■ **RECORDED INFORMATION**
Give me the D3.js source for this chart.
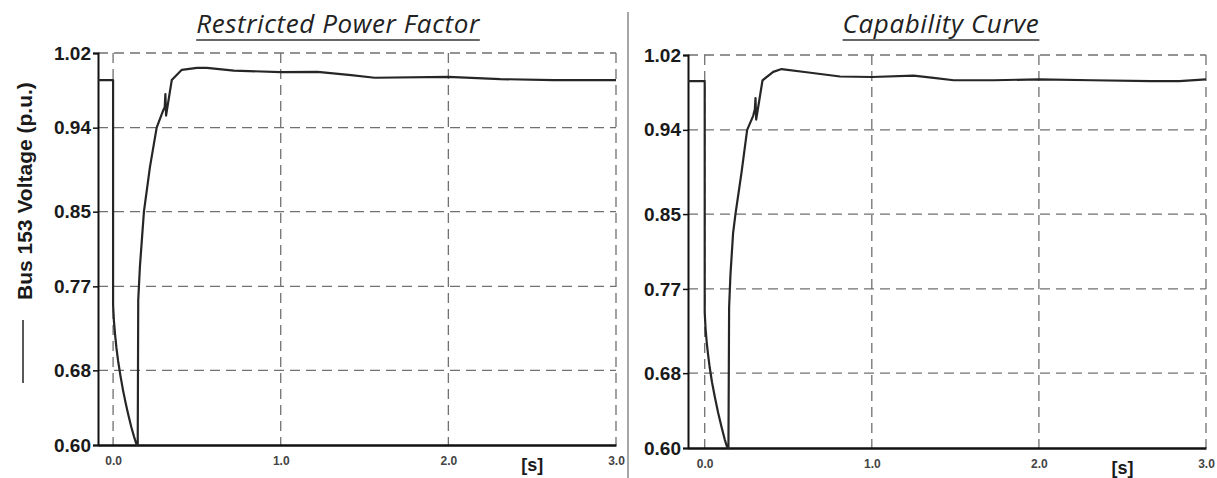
<!DOCTYPE html>
<html>
<head>
<meta charset="utf-8">
<script src="https://cdn.jsdelivr.net/npm/d3@7"></script>
<style>
    body { margin: 0; background: #fff; }
    svg { display: block; }
</style>
</head>
<body>
<div id="chart"></div>
<script>
// data
const yTicks = [0.60, 0.68, 0.77, 0.85, 0.94, 1.02];
const xTicks = [0.0, 1.0, 2.0, 3.0];
const panelTitles = ['Restricted Power Factor', 'Capability Curve'];
const yLabel = 'Bus 153 Voltage (p.u.)';
const xUnit = '[s]';

// Restricted Power Factor
const timeRPF = [-0.09, 0.0, 0.0, 0.005, 0.012, 0.02, 0.03, 0.044, 0.06, 0.075, 0.09, 0.109, 0.125, 0.139, 0.147, 0.15, 0.16, 0.184, 0.22,
    0.26, 0.30, 0.308, 0.312, 0.316, 0.35, 0.41, 0.5, 0.56, 0.72, 1.0, 1.22, 1.42, 1.56, 2.0, 2.31, 2.63, 3.0];
const voltRPF = [0.991, 0.991, 0.750, 0.733, 0.718, 0.704, 0.690, 0.674, 0.658, 0.645, 0.633, 0.619, 0.609, 0.601, 0.600, 0.755, 0.791, 0.850, 0.898,
    0.940, 0.959, 0.962, 0.976, 0.953, 0.991, 1.002, 1.004, 1.004, 1.0012, 0.9995, 0.9998, 0.9963, 0.9935, 0.9945, 0.992, 0.991, 0.991];

// Capability Curve
const timeCap = [-0.1, 0.0, 0.0, 0.005, 0.012, 0.02, 0.03, 0.044, 0.06, 0.08, 0.10, 0.12, 0.134, 0.142, 0.146, 0.154, 0.17, 0.184, 0.22, 0.254,
    0.29, 0.30, 0.304, 0.308, 0.346, 0.41, 0.46, 0.61, 0.81, 1.0, 1.25, 1.37, 1.49, 1.73, 2.0, 2.32, 2.67, 2.84, 3.0];
const voltCap = [0.992, 0.992, 0.745, 0.728, 0.713, 0.700, 0.686, 0.670, 0.655, 0.638, 0.623, 0.609, 0.601, 0.600, 0.750, 0.785, 0.830, 0.850, 0.894, 0.940,
    0.955, 0.962, 0.974, 0.951, 0.993, 1.002, 1.005, 1.0016, 0.997, 0.9965, 0.998, 0.9955, 0.993, 0.993, 0.994, 0.993, 0.992, 0.992, 0.994];

const width = 1217, height = 478;
const svg = d3.select('#chart').append('svg')
    .attr('width', width)
    .attr('height', height);

svg.append('rect').attr('width', width).attr('height', height).attr('fill', '#fff');

const panels = [
    { t0: -0.09, left: 98, right: 616, top: 53, bottom: 445, titleX: 338, title: panelTitles[0], t: timeRPF, v: voltRPF },
    { t0: -0.10, left: 688, right: 1206, top: 55, bottom: 448, titleX: 941, title: panelTitles[1], t: timeCap, v: voltCap }
];

function drawPanel(p) {
    const x = d3.scaleLinear().domain([p.t0, 3.0]).range([p.left, p.right]);
    const y = d3.scaleLinear().domain([0.60, 1.02]).range([p.bottom, p.top]);
    const g = svg.append('g');

    // dashed grid
    g.append('g').selectAll('line')
        .data(yTicks.filter(d => d > 0.6))
        .join('line')
        .attr('x1', p.left).attr('x2', p.right)
        .attr('y1', d => y(d)).attr('y2', d => y(d))
        .attr('stroke', '#707070').attr('stroke-width', 1.3)
        .attr('stroke-dasharray', '10,6');
    g.append('g').selectAll('line')
        .data(xTicks)
        .join('line')
        .attr('x1', d => x(d)).attr('x2', d => x(d))
        .attr('y1', p.top).attr('y2', p.bottom)
        .attr('stroke', '#707070').attr('stroke-width', 1.3)
        .attr('stroke-dasharray', '10,6');

    // y axis
    const yAxis = d3.axisLeft(y).tickValues(yTicks).tickFormat(d3.format('.2f')).tickSize(5).tickPadding(2);
    const ya = g.append('g').attr('transform', 'translate(' + p.left + ',0)').call(yAxis);
    ya.select('.domain').attr('stroke', '#111').attr('stroke-width', 2);
    ya.selectAll('line').attr('stroke', '#111').attr('stroke-width', 1.5);
    ya.selectAll('text')
        .attr('font-family', 'Liberation Sans, Arial, sans-serif')
        .attr('font-weight', 'bold')
        .attr('font-size', 19)
        .attr('fill', '#1a1a1a');

    // x axis
    const xAxis = d3.axisBottom(x).tickValues(xTicks).tickFormat(d3.format('.1f')).tickSize(0).tickPadding(11);
    const xa = g.append('g').attr('transform', 'translate(0,' + p.bottom + ')').call(xAxis);
    xa.select('.domain').attr('stroke', '#111').attr('stroke-width', 2.5);
    xa.selectAll('text')
        .attr('font-family', 'Liberation Sans, Arial, sans-serif')
        .attr('font-weight', 'bold')
        .attr('font-size', 12)
        .attr('fill', '#444');

    g.append('text')
        .attr('x', x(2.5)).attr('y', p.bottom + 26)
        .attr('text-anchor', 'middle')
        .attr('font-family', 'Liberation Sans, Arial, sans-serif')
        .attr('font-weight', 'bold')
        .attr('font-size', 18)
        .attr('fill', '#1a1a1a')
        .text(xUnit);

    // voltage curve
    const pts = p.t.map((t, i) => [t, p.v[i]]);
    const line = d3.line().x(d => x(d[0])).y(d => y(d[1]));
    g.append('path')
        .datum(pts)
        .attr('d', line)
        .attr('fill', 'none')
        .attr('stroke', '#262626')
        .attr('stroke-width', 2.2)
        .attr('stroke-linejoin', 'round');

    // underlined italic title
    const title = g.append('text')
        .attr('x', p.titleX).attr('y', 33)
        .attr('text-anchor', 'middle')
        .attr('font-family', 'Open Sans, sans-serif')
        .attr('font-style', 'italic')
        .attr('font-size', 26)
        .attr('letter-spacing', 0.6)
        .attr('fill', '#222')
        .text(p.title);
    const tw = title.node().getComputedTextLength();
    g.append('line')
        .attr('x1', p.titleX - tw / 2).attr('x2', p.titleX + tw / 2)
        .attr('y1', 40).attr('y2', 40)
        .attr('stroke', '#333').attr('stroke-width', 1.3);
}

panels.forEach(drawPanel);

// separator between the two panels
svg.append('line')
    .attr('x1', 628).attr('x2', 628)
    .attr('y1', 12).attr('y2', height)
    .attr('stroke', '#8a8a8a').attr('stroke-width', 1.5);

// y label with its legend stroke
svg.append('line')
    .attr('x1', 23).attr('x2', 23)
    .attr('y1', 320).attr('y2', 383)
    .attr('stroke', '#222').attr('stroke-width', 1.5);
svg.append('text')
    .attr('transform', 'translate(32,300) rotate(-90)')
    .attr('font-family', 'Liberation Sans, Arial, sans-serif')
    .attr('font-weight', 'bold')
    .attr('font-size', 21)
    .attr('fill', '#1a1a1a')
    .text(yLabel);
</script>
</body>
</html>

■ **WRITTEN PROBLEM**
Transcribe the full listing character for character. Pictures are excluded.

■ **WRITTEN ANSWER**
Give me the D3.js source for this chart.
<!DOCTYPE html>
<html>
<head>
<meta charset="utf-8">
<script src="https://cdn.jsdelivr.net/npm/d3@7"></script>
<style>
    body { margin: 0; background: #fff; }
    svg { display: block; }
</style>
</head>
<body>
<div id="chart"></div>
<script>
// data
const yTicks = [0.60, 0.68, 0.77, 0.85, 0.94, 1.02];
const xTicks = [0.0, 1.0, 2.0, 3.0];
const panelTitles = ['Restricted Power Factor', 'Capability Curve'];
const yLabel = 'Bus 153 Voltage (p.u.)';
const xUnit = '[s]';

// Restricted Power Factor
const timeRPF = [-0.09, 0.0, 0.0, 0.005, 0.012, 0.02, 0.03, 0.044, 0.06, 0.075, 0.09, 0.109, 0.125, 0.139, 0.147, 0.15, 0.16, 0.184, 0.22,
    0.26, 0.30, 0.308, 0.312, 0.316, 0.35, 0.41, 0.5, 0.56, 0.72, 1.0, 1.22, 1.42, 1.56, 2.0, 2.31, 2.63, 3.0];
const voltRPF = [0.991, 0.991, 0.750, 0.733, 0.718, 0.704, 0.690, 0.674, 0.658, 0.645, 0.633, 0.619, 0.609, 0.601, 0.600, 0.755, 0.791, 0.850, 0.898,
    0.940, 0.959, 0.962, 0.976, 0.953, 0.991, 1.002, 1.004, 1.004, 1.0012, 0.9995, 0.9998, 0.9963, 0.9935, 0.9945, 0.992, 0.991, 0.991];

// Capability Curve
const timeCap = [-0.1, 0.0, 0.0, 0.005, 0.012, 0.02, 0.03, 0.044, 0.06, 0.08, 0.10, 0.12, 0.134, 0.142, 0.146, 0.154, 0.17, 0.184, 0.22, 0.254,
    0.29, 0.30, 0.304, 0.308, 0.346, 0.41, 0.46, 0.61, 0.81, 1.0, 1.25, 1.37, 1.49, 1.73, 2.0, 2.32, 2.67, 2.84, 3.0];
const voltCap = [0.992, 0.992, 0.745, 0.728, 0.713, 0.700, 0.686, 0.670, 0.655, 0.638, 0.623, 0.609, 0.601, 0.600, 0.750, 0.785, 0.830, 0.850, 0.894, 0.940,
    0.955, 0.962, 0.974, 0.951, 0.993, 1.002, 1.005, 1.0016, 0.997, 0.9965, 0.998, 0.9955, 0.993, 0.993, 0.994, 0.993, 0.992, 0.992, 0.994];

const width = 1217, height = 478;
const svg = d3.select('#chart').append('svg')
    .attr('width', width)
    .attr('height', height);

svg.append('rect').attr('width', width).attr('height', height).attr('fill', '#fff');

const panels = [
    { t0: -0.09, left: 98, right: 616, top: 53, bottom: 445, titleX: 338, title: panelTitles[0], t: timeRPF, v: voltRPF },
    { t0: -0.10, left: 688, right: 1206, top: 55, bottom: 448, titleX: 941, title: panelTitles[1], t: timeCap, v: voltCap }
];

function drawPanel(p) {
    const x = d3.scaleLinear().domain([p.t0, 3.0]).range([p.left, p.right]);
    const y = d3.scaleLinear().domain([0.60, 1.02]).range([p.bottom, p.top]);
    const g = svg.append('g');

    // dashed grid
    g.append('g').selectAll('line')
        .data(yTicks.filter(d => d > 0.6))
        .join('line')
        .attr('x1', p.left).attr('x2', p.right)
        .attr('y1', d => y(d)).attr('y2', d => y(d))
        .attr('stroke', '#707070').attr('stroke-width', 1.3)
        .attr('stroke-dasharray', '10,6');
    g.append('g').selectAll('line')
        .data(xTicks)
        .join('line')
        .attr('x1', d => x(d)).attr('x2', d => x(d))
        .attr('y1', p.top).attr('y2', p.bottom)
        .attr('stroke', '#707070').attr('stroke-width', 1.3)
        .attr('stroke-dasharray', '10,6');

    // y axis
    const yAxis = d3.axisLeft(y).tickValues(yTicks).tickFormat(d3.format('.2f')).tickSize(5).tickPadding(2);
    const ya = g.append('g').attr('transform', 'translate(' + p.left + ',0)').call(yAxis);
    ya.select('.domain').attr('stroke', '#111').attr('stroke-width', 2);
    ya.selectAll('line').attr('stroke', '#111').attr('stroke-width', 1.5);
    ya.selectAll('text')
        .attr('font-family', 'Liberation Sans, Arial, sans-serif')
        .attr('font-weight', 'bold')
        .attr('font-size', 19)
        .attr('fill', '#1a1a1a');

    // x axis
    const xAxis = d3.axisBottom(x).tickValues(xTicks).tickFormat(d3.format('.1f')).tickSize(0).tickPadding(11);
    const xa = g.append('g').attr('transform', 'translate(0,' + p.bottom + ')').call(xAxis);
    xa.select('.domain').attr('stroke', '#111').attr('stroke-width', 2.5);
    xa.selectAll('text')
        .attr('font-family', 'Liberation Sans, Arial, sans-serif')
        .attr('font-weight', 'bold')
        .attr('font-size', 12)
        .attr('fill', '#444');

    g.append('text')
        .attr('x', x(2.5)).attr('y', p.bottom + 26)
        .attr('text-anchor', 'middle')
        .attr('font-family', 'Liberation Sans, Arial, sans-serif')
        .attr('font-weight', 'bold')
        .attr('font-size', 18)
        .attr('fill', '#1a1a1a')
        .text(xUnit);

    // voltage curve
    const pts = p.t.map((t, i) => [t, p.v[i]]);
    const line = d3.line().x(d => x(d[0])).y(d => y(d[1]));
    g.append('path')
        .datum(pts)
        .attr('d', line)
        .attr('fill', 'none')
        .attr('stroke', '#262626')
        .attr('stroke-width', 2.2)
        .attr('stroke-linejoin', 'round');

    // underlined italic title
    const title = g.append('text')
        .attr('x', p.titleX).attr('y', 33)
        .attr('text-anchor', 'middle')
        .attr('font-family', 'Open Sans, sans-serif')
        .attr('font-style', 'italic')
        .attr('font-size', 26)
        .attr('letter-spacing', 0.6)
        .attr('fill', '#222')
        .text(p.title);
    const tw = title.node().getComputedTextLength();
    g.append('line')
        .attr('x1', p.titleX - tw / 2).attr('x2', p.titleX + tw / 2)
        .attr('y1', 40).attr('y2', 40)
        .attr('stroke', '#333').attr('stroke-width', 1.3);
}

panels.forEach(drawPanel);

// separator between the two panels
svg.append('line')
    .attr('x1', 628).attr('x2', 628)
    .attr('y1', 12).attr('y2', height)
    .attr('stroke', '#8a8a8a').attr('stroke-width', 1.5);

// y label with its legend stroke
svg.append('line')
    .attr('x1', 23).attr('x2', 23)
    .attr('y1', 320).attr('y2', 383)
    .attr('stroke', '#222').attr('stroke-width', 1.5);
svg.append('text')
    .attr('transform', 'translate(32,300) rotate(-90)')
    .attr('font-family', 'Liberation Sans, Arial, sans-serif')
    .attr('font-weight', 'bold')
    .attr('font-size', 21)
    .attr('fill', '#1a1a1a')
    .text(yLabel);
</script>
</body>
</html>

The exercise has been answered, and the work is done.